Externally, the smartphone is similar to Xiaomi Mi 1.

At the bottom there is a microUSB connector and a microphone. At the top there is a 3.5 mm audio jack and a smartphone lock button. On the right side there are volume buttons and a camera launch button. The speaker and the second microphone are located on the back panel, which can be removed. Slots for SIM cards and a MicroSD memory card up to 32 GB are located under the body.

The Xiaomi Mi 1S was sold in seven colors: Gray, White, Red, Blue, Green, Purple and Orange. Also, the back panel could be changed to a panel of a different color.
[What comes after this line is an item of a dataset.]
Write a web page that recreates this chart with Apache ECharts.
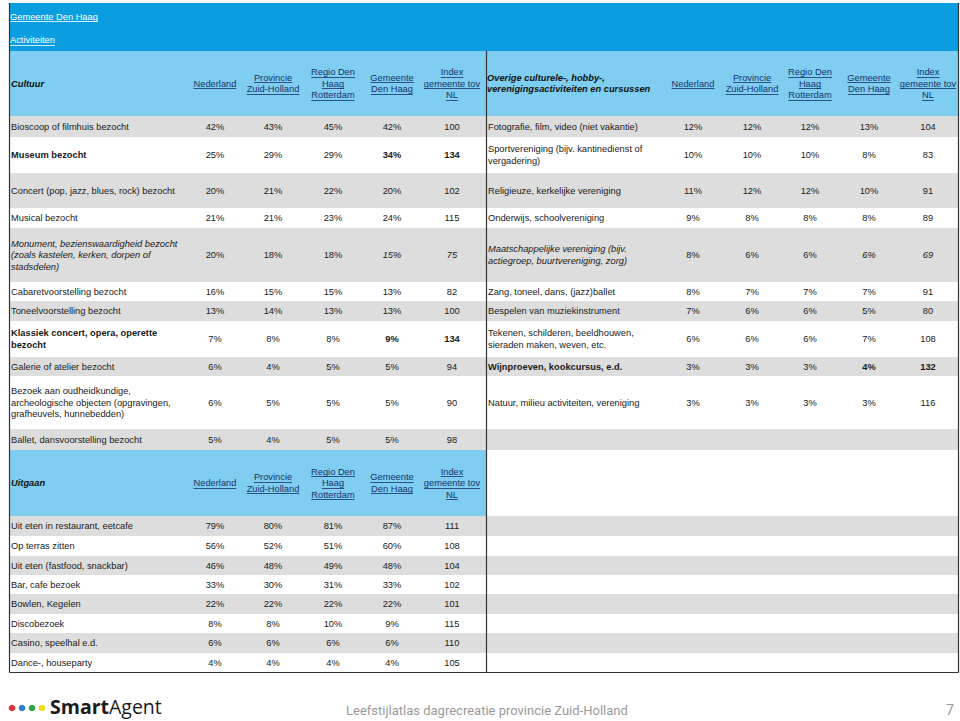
<!DOCTYPE html>
<html><head><meta charset="utf-8">
<script src="https://cdn.jsdelivr.net/npm/echarts@6/dist/echarts.min.js"></script>
<style>html,body{margin:0;padding:0;background:#fff}#c{width:960px;height:721px}</style>
</head><body><div id="c"></div>
<script>
// ================= DATA =================
const bannerRegion = 'Gemeente Den Haag';
const bannerTitle = 'Activiteiten';
const columnHeaders = ['Nederland', 'Provincie\nZuid-Holland', 'Regio Den\nHaag\nRotterdam', 'Gemeente\nDen Haag', 'Index\ngemeente tov\nNL'];

const cultuurTitle = 'Cultuur';
const cultuurActiviteiten = [
  'Bioscoop of filmhuis bezocht',
  'Museum bezocht',
  'Concert (pop, jazz, blues, rock) bezocht',
  'Musical bezocht',
  'Monument, bezienswaardigheid bezocht\n(zoals kastelen, kerken, dorpen of\nstadsdelen)',
  'Cabaretvoorstelling bezocht',
  'Toneelvoorstelling bezocht',
  'Klassiek concert, opera, operette\nbezocht',
  'Galerie of atelier bezocht',
  'Bezoek aan oudheidkundige,\narcheologische objecten (opgravingen,\ngrafheuvels, hunnebedden)',
  'Ballet, dansvoorstelling bezocht'
];
const cultuurNederland = [42, 25, 20, 21, 20, 16, 13, 7, 6, 6, 5];
const cultuurProvincie = [43, 29, 21, 21, 18, 15, 14, 8, 4, 5, 4];
const cultuurRegio     = [45, 29, 22, 23, 18, 15, 13, 8, 5, 5, 5];
const cultuurGemeente  = [42, 34, 20, 24, 15, 13, 13, 9, 5, 5, 5];
const cultuurIndex     = [100, 134, 102, 115, 75, 82, 100, 134, 94, 90, 98];

const overigeTitle = 'Overige culturele-, hobby-,\nverenigingsactiviteiten en cursussen';
const overigeActiviteiten = [
  'Fotografie, film, video (niet vakantie)',
  'Sportvereniging (bijv. kantinedienst of\nvergadering)',
  'Religieuze, kerkelijke vereniging',
  'Onderwijs, schoolvereniging',
  'Maatschappelijke vereniging (bijv.\nactiegroep, buurtvereniging, zorg)',
  'Zang, toneel, dans, (jazz)ballet',
  'Bespelen van muziekinstrument',
  'Tekenen, schilderen, beeldhouwen,\nsieraden maken, weven, etc.',
  'Wijnproeven, kookcursus, e.d.',
  'Natuur, milieu activiteiten, vereniging'
];
const overigeNederland = [12, 10, 11, 9, 8, 8, 7, 6, 3, 3];
const overigeProvincie = [12, 10, 12, 8, 6, 7, 6, 6, 3, 3];
const overigeRegio     = [12, 10, 12, 8, 6, 7, 6, 6, 3, 3];
const overigeGemeente  = [13, 8, 10, 8, 6, 7, 5, 7, 4, 3];
const overigeIndex     = [104, 83, 91, 89, 69, 91, 80, 108, 132, 116];

const uitgaanTitle = 'Uitgaan';
const uitgaanActiviteiten = [
  'Uit eten in restaurant, eetcafe',
  'Op terras zitten',
  'Uit eten (fastfood, snackbar)',
  'Bar, cafe bezoek',
  'Bowlen, Kegelen',
  'Discobezoek',
  'Casino, speelhal e.d.',
  'Dance-, houseparty'
];
const uitgaanNederland = [79, 56, 46, 33, 22, 8, 6, 4];
const uitgaanProvincie = [80, 52, 48, 30, 22, 8, 6, 4];
const uitgaanRegio     = [81, 51, 49, 31, 22, 10, 6, 4];
const uitgaanGemeente  = [87, 60, 48, 33, 22, 9, 6, 4];
const uitgaanIndex     = [111, 108, 104, 102, 101, 115, 110, 105];

const footerText = 'Leefstijlatlas dagrecreatie provincie Zuid-Holland';
const pageNumber = '7';
const logoBold = 'Smart';
const logoRegular = 'Agent';

// ================= LAYOUT (table units on the axes) =================
const TL = 10, TR = 958, DIV = 486;
const BANNER_TOP = 3, HEADER_TOP = 51, HEADER_BOTTOM = 116;
const cultuurRowHeights = [21, 36, 35, 20, 54, 19, 20, 36, 19, 53, 21];
const uitgaanHeaderHeight = 66;
const uitgaanRowHeights = [20, 20, 19, 19, 20, 19, 20, 19];
const leftCols = [215, 273, 333, 392, 452];
const rightCols = [693, 752, 810, 869, 928];
const LEFT_LABEL_X = 11, RIGHT_LABEL_X = 488;

const FONT = 'Liberation Sans, Arial, sans-serif';
const FS = 9.3, LH = 11.5;
const C_BANNER = '#0a9ee0', C_HEADER = '#7fcdf1', C_GRAY = '#dddddd';
const C_TEXT = '#1a1a1a', C_LINK = '#17336b', C_BORDER = '#333333';

// ================= BUILD CELLS =================
const bands = [];   // [x0,y0,x1,y1,color]
const texts = [];   // {x,y,text,align,weight,style,underline,color}
const pct = v => v + '%';

bands.push([TL, BANNER_TOP, TR, HEADER_TOP, C_BANNER]);
bands.push([TL, HEADER_TOP, TR, HEADER_BOTTOM, C_HEADER]);
texts.push({x: LEFT_LABEL_X - 1, y: 16.5, text: bannerRegion, align: 'left', underline: true, color: '#ffffff'});
texts.push({x: LEFT_LABEL_X - 1, y: 40, text: bannerTitle, align: 'left', underline: true, color: '#ffffff'});

function headerRow(yc, title, cols, labelX) {
  texts.push({x: labelX, y: yc, text: title, align: 'left', weight: 'bold', style: 'italic', color: '#111'});
  columnHeaders.forEach((h, i) => texts.push({x: cols[i], y: yc, text: h, align: 'center', underline: true, color: C_LINK}));
}
const hc = (HEADER_TOP + HEADER_BOTTOM) / 2;
headerRow(hc, cultuurTitle, leftCols, LEFT_LABEL_X);
headerRow(hc, overigeTitle, rightCols, RIGHT_LABEL_X - 1);

function dataRow(yc, label, vals, idx, cols, labelX) {
  const weight = idx >= 120 ? 'bold' : 'normal';
  const style = idx <= 75 ? 'italic' : 'normal';
  texts.push({x: labelX, y: yc, text: label, align: 'left', weight, style});
  vals.forEach((v, i) => {
    const emph = i === 3;
    texts.push({x: cols[i], y: yc, text: pct(v), align: 'center', weight: emph ? weight : 'normal', style: emph ? style : 'normal'});
  });
  texts.push({x: cols[4], y: yc, text: String(idx), align: 'center', weight, style});
}

let y = HEADER_BOTTOM;
cultuurRowHeights.forEach((h, i) => {
  if (i % 2 === 0) bands.push([TL, y, TR, y + h, C_GRAY]);
  const yc = y + h / 2;
  dataRow(yc, cultuurActiviteiten[i], [cultuurNederland[i], cultuurProvincie[i], cultuurRegio[i], cultuurGemeente[i]], cultuurIndex[i], leftCols, LEFT_LABEL_X);
  if (i < overigeActiviteiten.length)
    dataRow(yc, overigeActiviteiten[i], [overigeNederland[i], overigeProvincie[i], overigeRegio[i], overigeGemeente[i]], overigeIndex[i], rightCols, RIGHT_LABEL_X);
  y += h;
});
bands.push([TL, y, DIV, y + uitgaanHeaderHeight, C_HEADER]);
headerRow(y + uitgaanHeaderHeight / 2, uitgaanTitle, leftCols, LEFT_LABEL_X);
y += uitgaanHeaderHeight;
uitgaanRowHeights.forEach((h, i) => {
  if (i % 2 === 0) bands.push([TL, y, TR, y + h, C_GRAY]);
  dataRow(y + h / 2, uitgaanActiviteiten[i], [uitgaanNederland[i], uitgaanProvincie[i], uitgaanRegio[i], uitgaanGemeente[i]], uitgaanIndex[i], leftCols, LEFT_LABEL_X);
  y += h;
});
const TABLE_BOTTOM = y;
const borders = [
  [TL - 0.5, BANNER_TOP, TL - 0.5, TABLE_BOTTOM + 0.5],
  [TR + 0.5, BANNER_TOP, TR + 0.5, TABLE_BOTTOM + 0.5],
  [TL - 0.5, TABLE_BOTTOM + 0.5, TR + 0.5, TABLE_BOTTOM + 0.5],
  [DIV + 0.5, HEADER_TOP, DIV + 0.5, TABLE_BOTTOM + 0.5]
];

// ================= RENDER =================
const mctx = document.createElement('canvas').getContext('2d');
function measure(t, size, weight, style) {
  mctx.font = `${style || 'normal'} ${weight || 'normal'} ${size}px ${FONT}`;
  return mctx.measureText(t).width;
}

const chart = echarts.init(document.getElementById('c'), null, {renderer: 'svg'});
chart.setOption({
  animation: false,
  grid: {left: 0, right: 0, top: 0, bottom: 0},
  xAxis: {type: 'value', min: 0, max: 960, show: false},
  yAxis: {type: 'value', min: 0, max: 721, inverse: true, show: false},
  series: [
    {
      type: 'custom', silent: true, z: 1,
      data: bands.map(b => b.slice(0, 4)),
      renderItem(params, api) {
        const b = bands[params.dataIndex];
        const p0 = api.coord([b[0], b[1]]), p1 = api.coord([b[2], b[3]]);
        return {type: 'rect', shape: {x: p0[0], y: p0[1], width: p1[0] - p0[0], height: p1[1] - p0[1]}, style: {fill: b[4]}};
      }
    },
    {
      type: 'custom', silent: true, z: 3,
      data: borders,
      renderItem(params, api) {
        const b = borders[params.dataIndex];
        const p0 = api.coord([b[0], b[1]]), p1 = api.coord([b[2], b[3]]);
        return {type: 'line', shape: {x1: p0[0], y1: p0[1], x2: p1[0], y2: p1[1]}, style: {stroke: C_BORDER, lineWidth: 1.2}};
      }
    },
    {
      type: 'custom', silent: true, z: 2,
      data: texts.map(t => [t.x, t.y]),
      renderItem(params, api) {
        const t = texts[params.dataIndex];
        const p = api.coord([t.x, t.y]);
        const lines = t.text.split('\n');
        const n = lines.length;
        const color = t.color || C_TEXT;
        const children = [];
        lines.forEach((ln, k) => {
          const cy = p[1] + (k - (n - 1) / 2) * LH;
          children.push({type: 'text', x: p[0], y: cy, style: {
            text: ln, fill: color, fontSize: FS, fontFamily: FONT,
            fontWeight: t.weight || 'normal', fontStyle: t.style || 'normal',
            align: t.align, verticalAlign: 'middle'
          }});
          if (t.underline) {
            const w = measure(ln, FS, t.weight, t.style);
            const x0 = t.align === 'center' ? p[0] - w / 2 : p[0];
            const uy = Math.round(cy + FS * 0.5) + 0.5;
            children.push({type: 'line', shape: {x1: x0, y1: uy, x2: x0 + w, y2: uy}, style: {stroke: color, lineWidth: 0.8}});
          }
        });
        return {type: 'group', children};
      }
    }
  ],
  graphic: [
    {type: 'circle', shape: {cx: 12, cy: 708, r: 3.3}, style: {fill: '#e2323c'}},
    {type: 'circle', shape: {cx: 22, cy: 708, r: 3.3}, style: {fill: '#2a7fd4'}},
    {type: 'circle', shape: {cx: 32, cy: 708, r: 3.3}, style: {fill: '#2ea44a'}},
    {type: 'circle', shape: {cx: 42, cy: 708, r: 3.3}, style: {fill: '#f3dc1e'}},
    {type: 'text', x: 50, y: 706, style: {
      text: '{b|' + logoBold + '}{r|' + logoRegular + '}', verticalAlign: 'middle',
      rich: {
        b: {fontFamily: 'Open Sans, sans-serif', fontWeight: 'bold', fontSize: 19.5, fill: '#1a1a1a'},
        r: {fontFamily: 'Open Sans, sans-serif', fontWeight: 'normal', fontSize: 19.5, fill: '#1a1a1a'}
      }
    }},
    {type: 'text', x: 346, y: 710, style: {text: footerText, fontFamily: 'Roboto, sans-serif', fontSize: 13, fill: '#9a9a9a', verticalAlign: 'middle'}},
    {type: 'text', x: 950, y: 710, style: {text: pageNumber, fontFamily: 'Roboto, sans-serif', fontSize: 14, fill: '#9a9a9a', align: 'center', verticalAlign: 'middle'}}
  ]
});
</script>
</body></html>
== Technical specifications ==

=== Processor ===
The smartphone received a Qualcomm MSM8660 Snapdragon S3 processor (2 × 1.7 GHz Scorpion) and a Adreno 220 graphics processor.

=== Battery ===
The battery received a capacity of 1930 mAh. It is also possible to replace it.

=== Camera ===
The smartphone received an 8 MP main camera, with autofocus and the ability to record video with a resolution of 1080p@30fps. The front camera received a resolution of 2 MP and the ability to record video in 720p@30fps.

=== Display ===
The display has a TFT LCD screen, 4.0", 854 × 480, with an aspect ratio of 16:9 and a pixel density of 245 ppi.

=== Storage ===
The smartphone was sold in a 1/4 GB configuration.

=== Software ===
Mi 1S was released on MIUI V2, which was based on Android 2.3.6 Gingerbread. It was updated to MIUI V5 based on Android 4.1.2 Jelly Bean.